Captain John Mason was an English-born settler, soldier, commander, and Deputy Governor of the Connecticut Colony. While most people want to be remembered for the great things they did during their lives, Captain Mason will always be remembered for something else…being the leader of the massacre of the Pequot Tribe of Native Americans in southeast Connecticut. The group, led by Mason was a group of Puritan settlers and Indian allies, who combined to attack a Pequot Fort in an event known as the Mystic Massacre. The Mystic Massacre took place on May 26, 1637, during the Pequot War, when Connecticut colonizers and their Narragansett and Mohegan allies set fire to the Pequot Fort near the Mystic River. With the fire raging, they shot anyone who tried to escape the wooden palisade fortress, effectively murdering most of the village. In all, there were between 400 and 700 Pequot civilians killed during the massacre. The only Pequot survivors were warriors who were away in a raiding party with their sachem (chief), Sassacus.
Prior to the massacre, the Pequot tribe were the dominate Native American tribe in southeast Connecticut, but with the massacre, came the end of an era where that was concerned. The massacre was brutal and heinous and should have been met with severe punishment, but at that time in history, the Native Americans were not particularly valued among the people of the colonies. In fact, the Native Americans were probably viewed as the intruders, and not the natives. As more and more Puritans from Massachusetts Bay spread into Connecticut, the conflicts with the Pequots increased. The tribe centered on the Thames River in southeastern Connecticut, and by the spring of 1637, the Pequot tribe killed 13 English colonists and traders. That was when Massachusetts Bay Governor John Endecott organized a large military force to punish the Indians, who were only trying to protect what they saw as theirs. On April 23, 1637, with pressure mounting, 200 Pequot warriors responded defiantly to the colonial mobilization by attacking a Connecticut settlement, killing six men and three women and taking two girls away.

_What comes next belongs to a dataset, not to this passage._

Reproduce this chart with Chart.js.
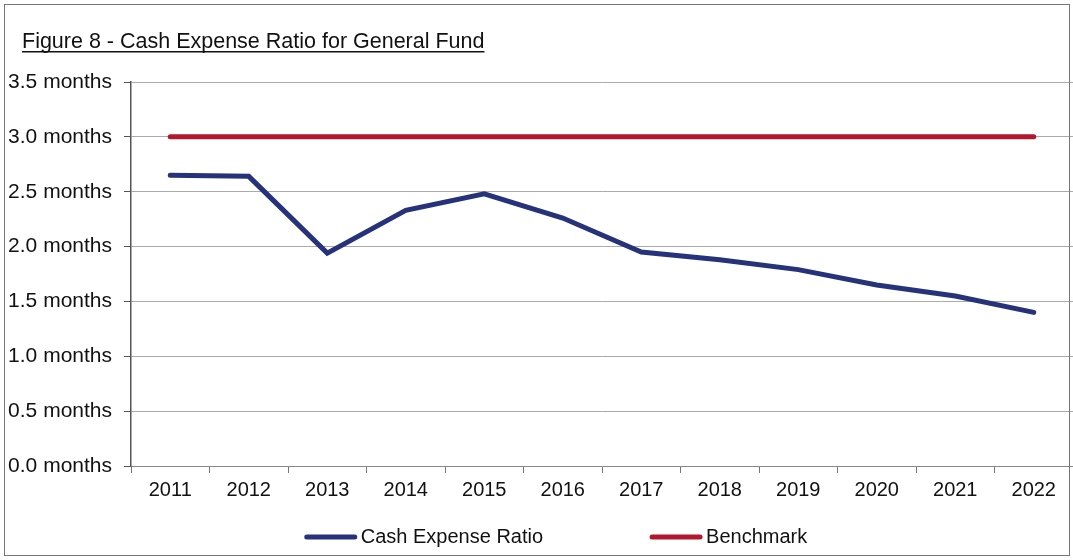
<!DOCTYPE html>
<html>
<head>
<meta charset="utf-8">
<script src="https://cdn.jsdelivr.net/npm/chart.js@4.4.0/dist/chart.umd.min.js"></script>
<style>
  html, body { margin: 0; padding: 0; background: #fff; }
  #wrap { width: 1073px; height: 560px; position: relative; }
</style>
</head>
<body>
<div id="wrap"><canvas id="cashChart"></canvas></div>
<script>
const years = ["2011", "2012", "2013", "2014", "2015", "2016", "2017", "2018", "2019", "2020", "2021", "2022"];
const cashExpenseRatio = [2.65, 2.64, 1.94, 2.33, 2.48, 2.26, 1.95, 1.88, 1.79, 1.65, 1.55, 1.40];
const benchmark = [3.0, 3.0, 3.0, 3.0, 3.0, 3.0, 3.0, 3.0, 3.0, 3.0, 3.0, 3.0];
const yTickValues = [0, 0.5, 1.0, 1.5, 2.0, 2.5, 3.0, 3.5];

const FONT = "'Liberation Sans', Arial, sans-serif";
const TITLE = "Figure 8 - Cash Expense Ratio for General Fund";

// underlined title, frame lines and the wide-spaced legend of the original
const decorations = {
  id: "decorations",
  afterDraw(chart) {
    const ctx = chart.ctx;
    ctx.save();

    // frame
    ctx.strokeStyle = "#777";
    ctx.lineWidth = 1;
    ctx.strokeRect(4.5, 4.5, 1065, 551);

    // title
    ctx.font = "21.5px " + FONT;
    ctx.fillStyle = "#111";
    ctx.textBaseline = "alphabetic";
    ctx.fillText(TITLE, 22, 48);
    const w = ctx.measureText(TITLE).width;
    ctx.fillRect(22, 51, w, 1.5);

    // legend
    ctx.font = "20px " + FONT;
    const items = chart.data.datasets.map((ds) => ({
      label: ds.label,
      color: ds.borderColor,
      width: 52 + 4 + ctx.measureText(ds.label).width,
    }));
    const gap = 107;
    const total = items.reduce((s, it) => s + it.width, 0) + gap * (items.length - 1);
    let x = 556 - total / 2;
    const y = 537;
    items.forEach((it) => {
      ctx.strokeStyle = it.color;
      ctx.lineWidth = 5;
      ctx.lineCap = "round";
      ctx.beginPath();
      ctx.moveTo(x + 2, y);
      ctx.lineTo(x + 50, y);
      ctx.stroke();
      ctx.fillStyle = "#111";
      ctx.textBaseline = "middle";
      ctx.fillText(it.label, x + 56, y);
      x += it.width + gap;
    });
    ctx.restore();
  },
};

new Chart(document.getElementById("cashChart"), {
  type: "line",
  data: {
    labels: years,
    datasets: [
      {
        label: "Cash Expense Ratio",
        data: cashExpenseRatio,
        borderColor: "#26327a",
        backgroundColor: "#26327a",
        borderWidth: 5,
        tension: 0,
        pointRadius: 0,
        borderCapStyle: "round",
        borderJoinStyle: "miter",
      },
      {
        label: "Benchmark",
        data: benchmark,
        borderColor: "#b2172d",
        backgroundColor: "#b2172d",
        borderWidth: 5,
        tension: 0,
        pointRadius: 0,
        borderCapStyle: "round",
      },
    ],
  },
  options: {
    responsive: true,
    maintainAspectRatio: false,
    animation: false,
    layout: {
      padding: { top: 82, left: 3, right: 0, bottom: 53 },
    },
    plugins: {
      legend: { display: false },
      title: { display: false },
      tooltip: { enabled: false },
    },
    scales: {
      x: {
        offset: true,
        grid: {
          offset: true,
          drawOnChartArea: false,
          color: "#777",
          tickLength: 7,
        },
        border: { color: "#888", width: 1 },
        ticks: {
          color: "#111",
          padding: 5,
          maxRotation: 0,
          font: { family: FONT, size: 20 },
        },
      },
      y: {
        min: 0,
        max: 3.5,
        afterBuildTicks(scale) {
          scale.ticks = yTickValues.map((v) => ({ value: v }));
        },
        afterFit(scale) {
          scale.width = 128;
        },
        grid: {
          color: "#aaa",
          tickColor: "#555",
          tickLength: 7,
        },
        border: { color: "#555", width: 1.5 },
        ticks: {
          color: "#111",
          padding: 12,
          font: { family: FONT, size: 21 },
          callback: (v) => Number(v).toFixed(1) + " months",
        },
      },
    },
  },
  plugins: [decorations],
});
</script>
</body>
</html>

Then on May 26, 1637, everything exploded when, two hours before dawn, the Puritans and their Indian allies marched on the Pequot village at Mystic, slaughtering all but a handful of its inhabitants. Following that attack, Captain Mason attacked another Pequot village on June 5, 1637, this one near what is now Stonington, and again the Indian defenseless inhabitants, were defeated and massacred. In a third attack on July 28, 1637, Mason and his men massacred a village near what is now Fairfield, and the Pequot War finally came to an end. Most of the surviving Pequot were sold into slavery, though a handful escaped to join other southern New England tribes.